I have an old Tacro drawing tool kit that is comprised of a compass and two accessories. One is a stylus to be used with dipped ink. The appears to be a handle of some sort. It’s smooth, probably enameled black, with a silver tip with threads inside. It’s about 1/2 the length of the compass. How would it be used?
My old compass had the stylus tip you mention along with a handle that could hold the stylus, letting it be used as a ruling pen. Will the stylus tip fit in the handle?
Yes, the stylus should fit into the black handle, if you want to create things other than circles, with the same line thickness.
And, if that ruling nib is the kind that looks like a kind of tweezer with an adjustment knob, then do not dunk it.
I remember my drafting teacher in high school explaining that one should never dip those ruling pens.
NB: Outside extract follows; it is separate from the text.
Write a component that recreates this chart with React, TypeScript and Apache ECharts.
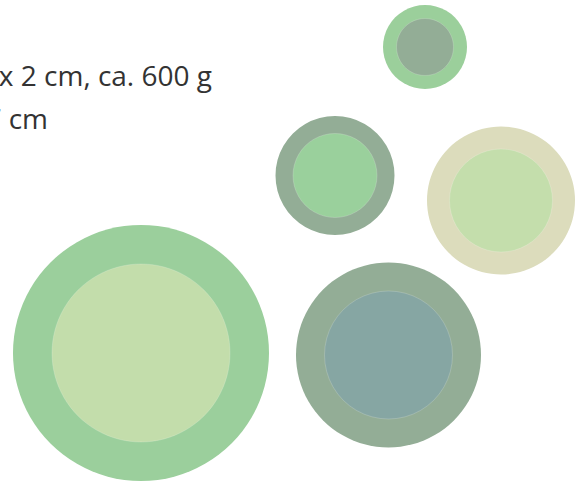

You should carefully place a drop of ink between the pinchers with an eyedropper.
The tweezer is a pen nib for the compass. The handle is an attachment to “draw” with the pen nib. I have a set of drafting tools lying around here somewhere (dives through years of accumulated kruft) with exactly the same features.
Old ink bottles had a cap with a built-in dropper for filling pens like this.
I’m not that sorry that drafting like this has disappeared. It was tedious and mistake-prone.
Now you’ve got me remembering my old Rapidograph set, something I’d rather forget.
And when you want really nice lettering, time to get out the good old Leroy lettering set.